Islam and crucifixion are connected in two main ways -- crucifixion as a punishment in Islamic law and the Islamic denial of the crucifixion of Jesus Christ. Muhammad, the founder of Islam, approved of the use of crucifixion in the Hadith, which is a collection of Muhammad's sayings and deeds. The Quran, which represents God's words transmitted through Muhammad, approves of crucifixion in most interpretations. The Quran also states that Jesus was never crucified.
The Quran, surah 5 verse 33, has traditionally been interpreted as prescribing crucifixion as a punishment. The passage states that those who wage war against God and Muhammad can be crucified or have their feet and hands cut off on opposite sides.
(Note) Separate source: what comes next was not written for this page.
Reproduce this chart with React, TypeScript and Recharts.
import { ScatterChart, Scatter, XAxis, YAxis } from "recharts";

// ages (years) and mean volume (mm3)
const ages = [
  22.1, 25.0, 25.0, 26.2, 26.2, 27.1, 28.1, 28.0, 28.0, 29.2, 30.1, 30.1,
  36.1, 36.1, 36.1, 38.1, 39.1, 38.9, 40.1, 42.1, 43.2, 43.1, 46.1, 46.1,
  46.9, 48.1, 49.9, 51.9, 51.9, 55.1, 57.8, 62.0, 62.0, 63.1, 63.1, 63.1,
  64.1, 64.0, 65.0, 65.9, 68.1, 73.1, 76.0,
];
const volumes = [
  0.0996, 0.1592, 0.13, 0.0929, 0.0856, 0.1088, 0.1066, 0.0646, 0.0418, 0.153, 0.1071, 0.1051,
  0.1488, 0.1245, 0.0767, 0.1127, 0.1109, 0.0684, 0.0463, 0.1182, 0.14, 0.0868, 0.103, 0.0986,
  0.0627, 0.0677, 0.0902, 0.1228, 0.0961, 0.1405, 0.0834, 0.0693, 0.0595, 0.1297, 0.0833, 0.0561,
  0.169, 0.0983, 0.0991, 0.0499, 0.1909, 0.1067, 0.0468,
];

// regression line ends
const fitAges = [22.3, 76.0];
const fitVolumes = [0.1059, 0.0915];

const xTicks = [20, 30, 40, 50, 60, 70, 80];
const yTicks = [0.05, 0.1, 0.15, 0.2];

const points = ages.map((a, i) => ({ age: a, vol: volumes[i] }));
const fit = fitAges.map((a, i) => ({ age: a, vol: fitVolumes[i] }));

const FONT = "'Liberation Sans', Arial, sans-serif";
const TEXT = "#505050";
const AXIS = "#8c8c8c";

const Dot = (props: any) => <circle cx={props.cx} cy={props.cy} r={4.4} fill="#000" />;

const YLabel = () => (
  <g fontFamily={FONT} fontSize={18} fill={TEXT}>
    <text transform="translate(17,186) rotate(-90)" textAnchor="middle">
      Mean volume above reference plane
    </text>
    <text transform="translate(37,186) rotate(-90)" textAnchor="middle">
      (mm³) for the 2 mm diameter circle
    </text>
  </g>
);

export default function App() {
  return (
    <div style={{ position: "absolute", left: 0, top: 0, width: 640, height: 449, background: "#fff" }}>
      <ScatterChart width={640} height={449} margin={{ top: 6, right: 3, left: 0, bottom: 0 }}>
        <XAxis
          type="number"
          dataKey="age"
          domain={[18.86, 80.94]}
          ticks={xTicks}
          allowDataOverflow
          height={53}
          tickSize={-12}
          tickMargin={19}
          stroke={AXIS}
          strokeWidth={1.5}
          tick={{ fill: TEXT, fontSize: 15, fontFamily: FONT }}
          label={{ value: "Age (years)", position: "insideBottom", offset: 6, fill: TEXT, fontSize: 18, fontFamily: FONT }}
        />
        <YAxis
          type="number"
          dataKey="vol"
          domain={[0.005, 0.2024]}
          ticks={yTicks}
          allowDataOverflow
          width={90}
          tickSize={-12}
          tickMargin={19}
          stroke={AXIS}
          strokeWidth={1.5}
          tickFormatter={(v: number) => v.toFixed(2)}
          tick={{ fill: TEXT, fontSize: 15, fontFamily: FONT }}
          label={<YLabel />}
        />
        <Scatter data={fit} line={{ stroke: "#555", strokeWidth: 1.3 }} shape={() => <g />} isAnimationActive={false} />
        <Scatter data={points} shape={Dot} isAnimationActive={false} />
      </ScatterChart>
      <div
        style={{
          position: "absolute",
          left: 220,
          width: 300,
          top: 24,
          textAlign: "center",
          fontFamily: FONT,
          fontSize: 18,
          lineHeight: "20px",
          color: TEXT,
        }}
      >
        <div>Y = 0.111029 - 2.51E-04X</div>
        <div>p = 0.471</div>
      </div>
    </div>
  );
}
The passage also offers exile as a possible punishment for the stated crimes. The four major schools of Islamic law -- Maliki, Hanifi, Shafi'i and Hanbali -- view this as a simple crime and punishment passage, and it is followed by a verse that orders forgiveness for those who repent.
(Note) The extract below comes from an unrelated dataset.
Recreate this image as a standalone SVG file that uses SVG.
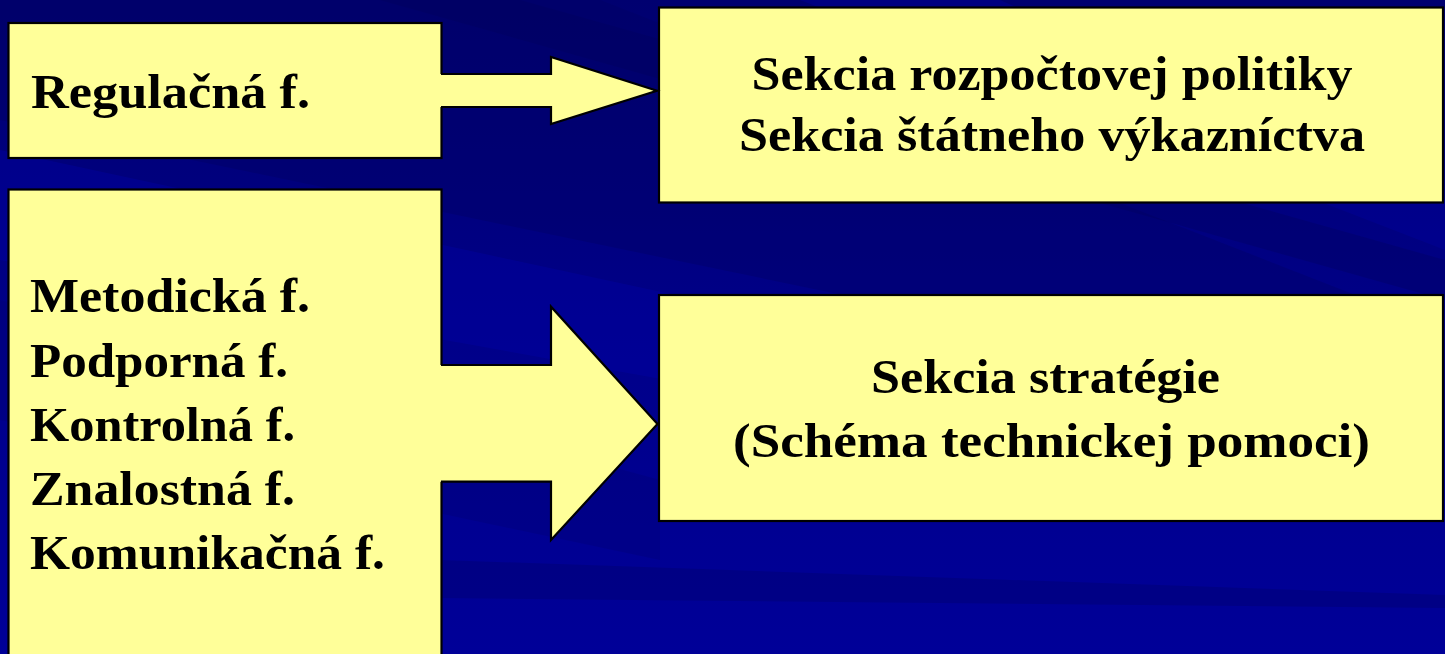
<svg xmlns="http://www.w3.org/2000/svg" width="1445" height="654" viewBox="0 0 1445 654">
<style>
.box{fill:#FFFF99;stroke:#000;stroke-width:2.2}
.afill{fill:#FFFF99;stroke:none}
.aline{fill:none;stroke:#000;stroke-width:2.2;stroke-linejoin:miter}
.t{font-family:"Palatino Linotype","Book Antiqua","Liberation Serif",serif;font-weight:bold;font-size:48px;fill:#000}
.c{text-anchor:middle}
</style>
<defs>
<linearGradient id="bg" x1="0" y1="0" x2="0" y2="1">
<stop offset="0" stop-color="#000070"/>
<stop offset="0.55" stop-color="#00008A"/>
<stop offset="1" stop-color="#000098"/>
</linearGradient>
</defs>
<g id="background">
<rect x="0" y="0" width="1445" height="654" fill="url(#bg)"/>
<polygon points="0,0 600,0 1445,330 1445,420 0,120" fill="#000060" opacity="0.35"/>
<polygon points="0,150 0,260 1445,520 1445,460" fill="#0000A8" opacity="0.35"/>
<polygon points="380,0 520,0 1445,260 1445,300" fill="#00005A" opacity="0.3"/>
<polygon points="800,0 1000,0 1445,200 1445,250" fill="#0000A0" opacity="0.35"/>
<polygon points="0,300 0,420 660,560 660,480" fill="#000070" opacity="0.3"/>
<polygon points="440,560 1445,595 1445,608 440,598" fill="#000070" opacity="0.45"/>
</g>
<g id="node-regulacna">
<rect class="box" x="8.5" y="23" width="433" height="135"/>
<text class="t" x="31" y="108" textLength="279" lengthAdjust="spacingAndGlyphs">Regulačná f.</text>
</g>
<g id="node-functions">
<rect class="box" x="8.5" y="189.5" width="433" height="480"/>
<text class="t" x="30" y="312" textLength="280" lengthAdjust="spacingAndGlyphs">Metodická f.</text>
<text class="t" x="30" y="377" textLength="258" lengthAdjust="spacingAndGlyphs">Podporná f.</text>
<text class="t" x="30" y="440.5" textLength="265" lengthAdjust="spacingAndGlyphs">Kontrolná f.</text>
<text class="t" x="30" y="504.5" textLength="265" lengthAdjust="spacingAndGlyphs">Znalostná f.</text>
<text class="t" x="30" y="568.5" textLength="355" lengthAdjust="spacingAndGlyphs">Komunikačná f.</text>
</g>
<g id="node-sekcia-rozpoctovej">
<rect class="box" x="659" y="7.5" width="784" height="195"/>
<text class="t c" x="1052" y="90" textLength="601" lengthAdjust="spacingAndGlyphs">Sekcia rozpočtovej politiky</text>
<text class="t c" x="1052" y="151" textLength="626" lengthAdjust="spacingAndGlyphs">Sekcia štátneho výkazníctva</text>
</g>
<g id="node-sekcia-strategie">
<rect class="box" x="659" y="295" width="784" height="226"/>
<text class="t c" x="1045.5" y="393" textLength="349" lengthAdjust="spacingAndGlyphs">Sekcia stratégie</text>
<text class="t c" x="1051.5" y="457" textLength="637" lengthAdjust="spacingAndGlyphs">(Schéma technickej pomoci)</text>
</g>
<g id="connectors">
<g id="arrow-1">
<polygon class="afill" points="436,74 551,74 551,57 657,90.7 551,124 551,107 436,107"/>
<path class="aline" d="M441,74 H551 V57 L657,90.7 L551,124 V107 H441"/>
</g>
<g id="arrow-2">
<polygon class="afill" points="436,365 551,365 551,306.7 657.5,424 551,540 551,481.7 436,481.7"/>
<path class="aline" d="M441,365 H551 V306.7 L657.5,424 L551,540 V481.7 H441"/>
</g>
</g>
</svg>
An Alternate Reading of 5:33
Progressive Muslims are critical of those who have interpreted 5:33 as a legal injunction. Quranic scholar Muhammad Asad, who has written a 1,000-page interpretation of the Quran, believes that the passage is actually a broad factual statement -- do wrong and it will catch up to you. Asad notes that all the Arabic verbs in the passage are in the present tense, which does not indicate a prescription for future punishment. Asad also states that "cutting off hands and feet" was an Arabic idiom for powerlessness rather than a prescribed punishment.
Crucifixion in the Hadith
Crucifixion is supported by the Hadith. The Abu Dawud Hadith, book 38 number 4339, states that those who fight against God and Muhammad can be crucified, killed or exiled. Similar things are written in book 38 number 4357 and book 38 number 4359. The Abu Dawud collection, in book 2 number 0591, recalls the first crucifixion in a Muslim community.
Jesus Was Not Crucified
Islam denies that Jesus was ever crucified. The Quran states two times, in surah 4 verse 157, that Jesus was never killed. The next verse states, instead, that God raised Jesus "to Himself." The text hints that someone was made to resemble Jesus and was crucified in his place, but due to the ambiguity of the text, many other interpretations are possible as well. In Islam, the denial of the crucifixion also includes denying the Christian claim of Jesus' Resurrection and Jesus' atonement for the sins of mankind.